Kudeta Guinea menggulingkan Presiden Alpha Conde dipimpin Letkol Mamady Doumbouya. Rakyat menyambut gembira karena muak atas kepemimpinan Conde. Oposisi dan ratusan pemprotes ditahan. Kini Alpha Conde yang justru ditahan di tempat tersembunyi. Tahanan politik mulai dibebaskan di antaranya Oumar Sylla yang melakukan mogok makan Desember 2020.
Presiden yang baru saja sukses mengamandemen konstitusi dan memenangkan Pemilu untuk jabatan tiga periode itu kini menghadapi tuntutan serius soal merajalela korupsi, pelanggaran HAM, dan salah urus negeri. Menaikkan tarif dan pajak juga menjadi kecaman. Conde yang awalnya terpilih secara demokratis setelah berkuasa mengalami sindroma terus berkuasa, salah urus, dan korup.

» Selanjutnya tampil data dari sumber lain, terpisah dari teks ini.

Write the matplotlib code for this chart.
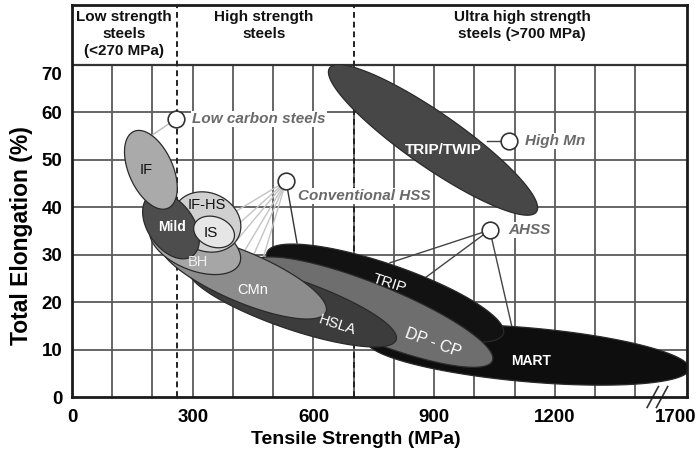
import numpy as np
import matplotlib
matplotlib.use('Agg')
import matplotlib.pyplot as plt
from matplotlib import font_manager

# steel families: ellipse centres (tensile strength MPa, total elongation %)
names = ['MART', 'TRIP', 'DP - CP', 'HSLA', 'CMn', 'BH', 'IF-HS', 'Mild', 'IS', 'IF', 'TRIP/TWIP']
centre_ts = [1133, 778, 745, 547, 425, 306, 335, 246, 353, 196, 897]
centre_el = [8.9, 21.9, 17.9, 19.6, 25.3, 32.0, 36.9, 36.1, 34.8, 47.9, 54.2]
# label positions
label_ts = [1140, 788, 897, 658, 450, 313, 335, 248, 345, 184, 922]
label_el = [7.6, 24.0, 11.4, 15.2, 22.6, 28.5, 40.5, 35.8, 34.6, 47.9, 52.1]

# callout groups
groups = ['Low carbon steels', 'Conventional HSS', 'High Mn', 'AHSS']
circle_ts = [258, 532, 1086, 1038]
circle_el = [58.6, 45.5, 54.0, 35.2]
# leader end points for each group
leader_ts = [[199], [400, 405, 410, 430, 450, 472, 559], [1030], [790, 877, 1093]]
leader_el = [[55.2], [38.8, 35.8, 33.1, 31.0, 29.7, 28.5, 32.5], [54.0], [28.3, 25.1, 14.8]]

x_ticks = [0, 300, 600, 900, 1200, 1500]
x_labels = ['0', '300', '600', '900', '1200', '1700']
y_ticks = [0, 10, 20, 30, 40, 50, 60, 68.3]
y_labels = ['0', '10', '20', '30', '40', '50', '60', '70']
limits = [262, 700]

# ellipse shapes in screen pixels: semi-major, semi-minor, angle
semi_a = [162, 125, 130, 110, 90, 48, 35, 37, 21, 42, 126]
semi_b = [27, 29, 28, 25, 25, 25, 29, 23, 15, 22, 27]
angles = [-5, -19, -22, -19, -23, -22, -25, -55, -20, -66, -34.8]
fills = ['#0e0e0e', '#121212', '#6e6e6e', '#3c3c3c', '#8c8c8c', '#a6a6a6',
         '#d0d0d0', '#4d4d4d', '#e6e6e6', '#aaaaaa', '#474747']
txt_col = ['white', 'white', 'white', 'white', 'white', '#f0f0f0',
           '#111', 'white', '#111', '#111', 'white']
txt_w = ['bold', 'normal', 'normal', 'normal', 'normal', 'normal',
         'normal', 'bold', 'normal', 'normal', 'bold']
txt_s = [10, 11, 11.5, 10.5, 10.5, 10.5, 10.5, 10, 11, 10.5, 11]
txt_rot = [0, -18, -20, -18, 0, 0, 0, 0, 0, 0, 0]

avail = {f.name for f in font_manager.fontManager.ttflist}
base = 'Liberation Sans' if 'Liberation Sans' in avail else 'DejaVu Sans'
plt.rcParams['font.family'] = base

fig = plt.figure(figsize=(6.99, 4.63), dpi=100)
ax = fig.add_axes([72 / 699, 66 / 463, 615 / 699, 392 / 463])
ax.set_xlim(0, 1528)
ax.set_ylim(0, 82.65)

# grid only inside the data part
ax.vlines(np.arange(100, 1500, 100), 0, 70, colors='#5a5a5a', lw=1.3, zorder=1)
ax.hlines(np.arange(10, 70, 10), 0, 1528, colors='#5a5a5a', lw=1.3, zorder=1)
ax.axhline(70, color='#333333', lw=1.6, zorder=1)
ax.vlines(limits, 0, 82.65, colors='#222222', linestyles=(0, (3, 2)), lw=1.4, zorder=2)


def draw_ellipse(cx, cy, a, b, ang, color):
    t = np.linspace(0, 2 * np.pi, 240)
    c = ax.transData.transform((cx, cy))
    th = np.deg2rad(ang)
    px = c[0] + a * np.cos(t) * np.cos(th) - b * np.sin(t) * np.sin(th)
    py = c[1] + a * np.cos(t) * np.sin(th) + b * np.sin(t) * np.cos(th)
    d = ax.transData.inverted().transform(np.column_stack([px, py]))
    ax.fill(d[:, 0], d[:, 1], facecolor=color, edgecolor='#2a2a2a', lw=0.9, zorder=4)


# leader lines under the ellipses
lcol = ['#bbbbbb', '#c4c4c4', '#444444', '#444444']
for i in range(len(groups)):
    for j, (lx, ly) in enumerate(zip(leader_ts[i], leader_el[i])):
        c = lcol[i]
        if i == 1 and j == len(leader_ts[i]) - 1:
            c = '#333333'
        ax.plot([circle_ts[i], lx], [circle_el[i], ly], color=c, lw=1.0, zorder=3)

for i in range(len(names)):
    draw_ellipse(centre_ts[i], centre_el[i], semi_a[i], semi_b[i], angles[i], fills[i])
    ax.text(label_ts[i], label_el[i], names[i], color=txt_col[i], fontsize=txt_s[i],
            fontweight=txt_w[i], rotation=txt_rot[i], ha='center', va='center', zorder=6)

ax.plot(circle_ts, circle_el, 'o', ms=12, mfc='white', mec='#333333', mew=1.2, zorder=7)
for i, g in enumerate(groups):
    dx = [40, 29, 39, 45][i]
    dy = [0, -3.1, 0, 0][i]
    ax.text(circle_ts[i] + dx, circle_el[i] + dy, g, fontsize=11, style='italic',
            fontweight='bold', color='#6a6a6a', ha='left', va='center', zorder=5,
            bbox=dict(facecolor='white', edgecolor='none', pad=1.0))

# header
hdr = dict(ha='center', va='center', fontsize=11, fontweight='bold', color='#111',
           linespacing=1.25)
ax.text(129, 76.5, 'Low strength\nsteels\n(<270 MPa)', **hdr)
ax.text(477, 78.4, 'High strength\nsteels', **hdr)
ax.text(1118, 78.4, 'Ultra high strength\nsteels (>700 MPa)', **hdr)

# axis break marks
for bx in [1443, 1466]:
    ax.plot([bx - 14, bx + 14], [-2.2, 2.2], color='#333333', lw=1.2, clip_on=False, zorder=8)

ax.set_xticks(x_ticks)
ax.set_xticklabels(x_labels)
ax.set_yticks(y_ticks)
ax.set_yticklabels(y_labels)
ax.tick_params(length=0, labelsize=13.5, pad=7)
ax.tick_params(axis='x', pad=9)
for lab in ax.get_xticklabels() + ax.get_yticklabels():
    lab.set_fontweight('bold')
for s in ax.spines.values():
    s.set_linewidth(2)
    s.set_color('#1a1a1a')
    s.set_zorder(9)

fig.text(356 / 699, 1 - 440 / 463, 'Tensile Strength (MPa)', ha='center', va='center',
         fontsize=14, fontweight='bold')
fig.text(22 / 699, 1 - 236 / 463, 'Total Elongation (%)', ha='center', va='center',
         fontsize=16.5, fontweight='bold', rotation=90)

fig.savefig('out.png', dpi=100)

Taliban masih menjadi bulan-bulanan tembakan politik. Setelah BIN mengungkap melakukan penyusupan agen ke Taliban yang ralatnya ‘hanya ngobrol’ saja, kini ada pengamat intelijen Stanislaus Riyanta menyatakan bahwa perlu kewaspadaan pada euforia dukungan Taliban.
Pengamat intelijen lain Susaningtyas Nefo menyebut keberadaan madrasah yang berkiblat pada Taliban dan pelajaran Bahasa Arab sebagai ciri dari terorisme. MUI menganggap pengamat ini sebagai penyesat.
Pengamatan dangkal, hasil pemikiran dengkul, dan berangkat dari rasa dongkol yang membabi buta menyerang umat Islam adalah fakta keberadaan komunitas Islamofobia akut. Entah berdiri sendiri atau pesanan. Selalu mengaitkan terorisme dengan segmen atau elemen keumatan. Aneh, semakin masif saja serangan keji yang hidup di rezim ini, baik yang dilakukan oleh buzzer, politisi, pengamat, aparat ataupun pejabat.
Kekuasaan yang runtuh adalah pelajaran yang menggentarkan. Keserakahan selalu menyebabkan kemarahan. Arogansi merupakan musuh dari keadilan dan kebenaran. Penjajahan asing dan boneka domestik yang dikalahkan oleh Taliban mengejutkan. Kudeta tentara Guinea atas kepala negara yang ingin terus berkuasa menakutkan.
Adakah esok muncul di negeri lain cerita gerakan rakyat yang merasa tertindas dan terus dibohongi oleh presidennya mampu menumbangkan kekuasaan yang dinilainya zalim, korup, melanggar HAM dan selalu merasa benar atas segala kebijakannya?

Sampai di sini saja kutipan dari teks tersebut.